The group that sports a poor track record in its legal battles against Christianity has demanded that a Holocaust Memorial, recently approved by the Capital Square Review and Advisory Board, not be constructed on the front lawn of the Ohio Statehouse in Columbus. The memorial is the first of its kind to be approved for statehouse grounds.
Because the memorial includes a Star of David—Israel’s national symbol—the FFRF is attempting to deny its construction. The memorial will honor Holocaust survivors and the 6 million Jews exterminated by Hitler’s Nazi regime during World War II and will remember Americans who fought and died to help free Holocaust victims from Nazi concentration camps.
In a letter to Ohio State Sen. Richard Finan, the FFRF—which “works to protect the constitutional principle of church and state”—voiced supposed “constitutional concerns” over the Holocaust memorial. The recently drafted letter claimed the inclusion of the Star of David is “exclusionary” and a dishonor.
“As the Star of David was deemed by European Jews to be the symbol that would represent Judaism just as the cross did Christianity, its prominent inclusion in the memorial gives the impression of an endorsement of Judaism,” the letter says.

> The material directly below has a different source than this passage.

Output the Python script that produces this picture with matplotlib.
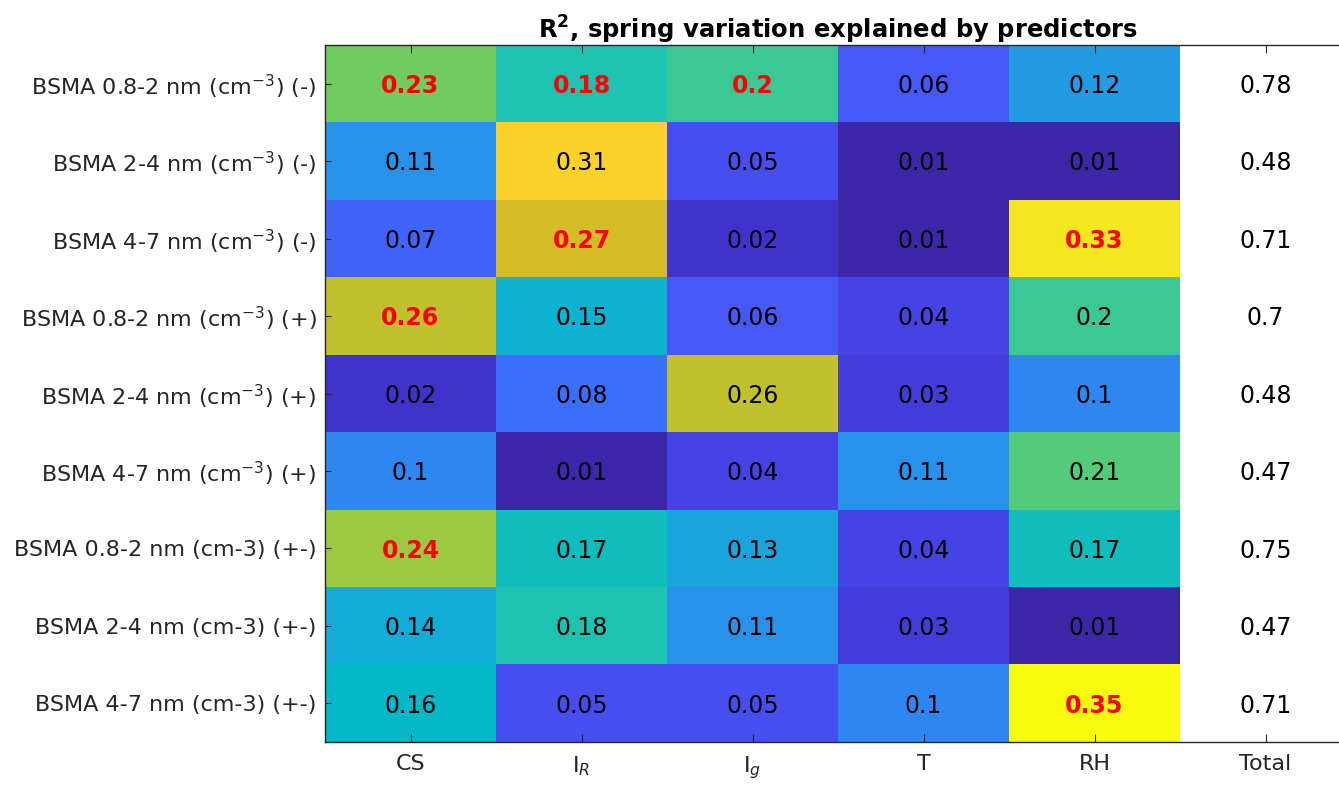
import numpy as np
import matplotlib
matplotlib.use("Agg")
import matplotlib.pyplot as plt
from matplotlib.colors import LinearSegmentedColormap

# data
row_labels = ['BSMA 0.8-2 nm (cm$^{-3}$) (-)', 'BSMA 2-4 nm (cm$^{-3}$) (-)', 'BSMA 4-7 nm (cm$^{-3}$) (-)',
              'BSMA 0.8-2 nm (cm$^{-3}$) (+)', 'BSMA 2-4 nm (cm$^{-3}$) (+)', 'BSMA 4-7 nm (cm$^{-3}$) (+)',
              'BSMA 0.8-2 nm (cm-3) (+-)', 'BSMA 2-4 nm (cm-3) (+-)', 'BSMA 4-7 nm (cm-3) (+-)']
col_labels = ['CS', 'I$_R$', 'I$_g$', 'T', 'RH', 'Total']

cs = [0.23, 0.11, 0.07, 0.26, 0.02, 0.10, 0.24, 0.14, 0.16]
i_r = [0.18, 0.31, 0.27, 0.15, 0.08, 0.01, 0.17, 0.18, 0.05]
i_g = [0.20, 0.05, 0.02, 0.06, 0.26, 0.04, 0.13, 0.11, 0.05]
temp = [0.06, 0.01, 0.01, 0.04, 0.03, 0.11, 0.04, 0.03, 0.10]
rh = [0.12, 0.01, 0.33, 0.20, 0.10, 0.21, 0.17, 0.01, 0.35]
total = [0.78, 0.48, 0.71, 0.70, 0.48, 0.47, 0.75, 0.47, 0.71]

# significant predictors (red bold)
sig = [[1, 1, 1, 0, 0],
       [0, 0, 0, 0, 0],
       [0, 1, 0, 0, 1],
       [1, 0, 0, 0, 0],
       [0, 0, 0, 0, 0],
       [0, 0, 0, 0, 0],
       [1, 0, 0, 0, 0],
       [0, 0, 0, 0, 0],
       [0, 0, 0, 0, 1]]

# parula-like colormap
anchors = [(0.000, (62, 38, 168)), (0.030, (67, 52, 208)), (0.090, (71, 68, 232)),
           (0.150, (70, 90, 248)), (0.200, (60, 110, 252)), (0.270, (45, 138, 240)),
           (0.320, (35, 155, 228)), (0.380, (20, 172, 215)), (0.440, (5, 185, 200)),
           (0.500, (28, 194, 178)), (0.560, (60, 200, 150)), (0.590, (85, 204, 122)),
           (0.650, (115, 205, 95)), (0.680, (160, 200, 65)), (0.740, (195, 193, 45)),
           (0.770, (215, 188, 40)), (0.880, (252, 210, 45)), (0.940, (245, 230, 35)),
           (1.000, (249, 251, 14))]
parula = LinearSegmentedColormap.from_list('parula', [(t, tuple(c / 255 for c in col)) for t, col in anchors])
parula.set_bad('white')

pred = np.column_stack([cs, i_r, i_g, temp, rh])
grid = np.column_stack([pred, np.full(len(total), np.nan)])

fig = plt.figure(figsize=(13.39, 7.85), dpi=100)
ax = fig.add_axes([325 / 1339, 43 / 785, 1026 / 1339, 697 / 785])
ax.imshow(grid, cmap=parula, vmin=np.min(pred), vmax=np.max(pred), aspect='auto', interpolation='nearest')

for i in range(pred.shape[0]):
    for j in range(pred.shape[1]):
        if sig[i][j]:
            ax.text(j, i + 0.03, f'{pred[i, j]:g}', ha='center', va='center', fontsize=17,
                    color='red', fontweight='bold')
        else:
            ax.text(j, i + 0.03, f'{pred[i, j]:g}', ha='center', va='center', fontsize=17,
                    color='black')
    ax.text(5, i + 0.03, f'{total[i]:g}', ha='center', va='center', fontsize=17, color='black')

ax.set_xticks(range(6))
ax.set_xticklabels(col_labels, fontsize=16, color='#262626')
ax.set_yticks(range(9))
ax.set_yticklabels(row_labels, fontsize=16, color='#262626')
ax.tick_params(axis='x', direction='in', length=6, top=True, color='#262626', pad=9)
ax.tick_params(axis='y', direction='in', length=4, right=True, color='#262626', pad=6)
for sp in ax.spines.values():
    sp.set_color('#262626')
    sp.set_linewidth(1)

fig.text(838 / 1339, 1 - 30 / 785, r'$\mathbf{R^2}$, spring variation explained by predictors',
         ha='center', va='center', fontsize=17.5, fontweight='bold', color='black')

fig.savefig('out.png', dpi=100)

The Star of David is not only a symbol of the Jewish religion, but also a symbol of the Jewish people. It is a symbol of the Jewish state, the state of Israel. Millions of Jews were forced to wear the Star of David on their clothing by their Nazi oppressors.
Daniel Libeskind, the son of Holocaust survivors who designed the memorial, said, “One cannot separate the Holocaust from the star.”
The Freedom From Religion group, with 19,000 members, recently lost a court case in which a Montana federal court ruled that the “Big Mountain Jesus” statue, erected as a World War II tribute to soldiers of the 10th Mountain Division, will remain overlooking the Flathead Valley and the Whitefish Mountain Resort.
It is one of the many judicial failures the group has suffered over the past few years. Matt Clark, of the American Center for Law and Justice (ACLJ), called the FFRF’s attack on the Holocaust memorial “anti-Semitic.”
Clark says, “The ACLJ will be sending Ohio a letter explaining, in detail, why the inclusion of the Star of David in a Holocaust memorial does not violate the Constitution.
“The Supreme Court has made clear that the Constitution’s 'goal of avoiding governmental endorsement does not require eradication of all religious symbols in the public realm.’ And in this case, the Star of David is far from a strictly religious symbol. It is the symbol emblazoned on the Israeli flag. It is a symbol of the Jewish people. It is the symbol the Jews were forced to wear during the Holocaust itself. It is a historically significant symbol that cannot be allowed to be stricken because it offends a few atheists.”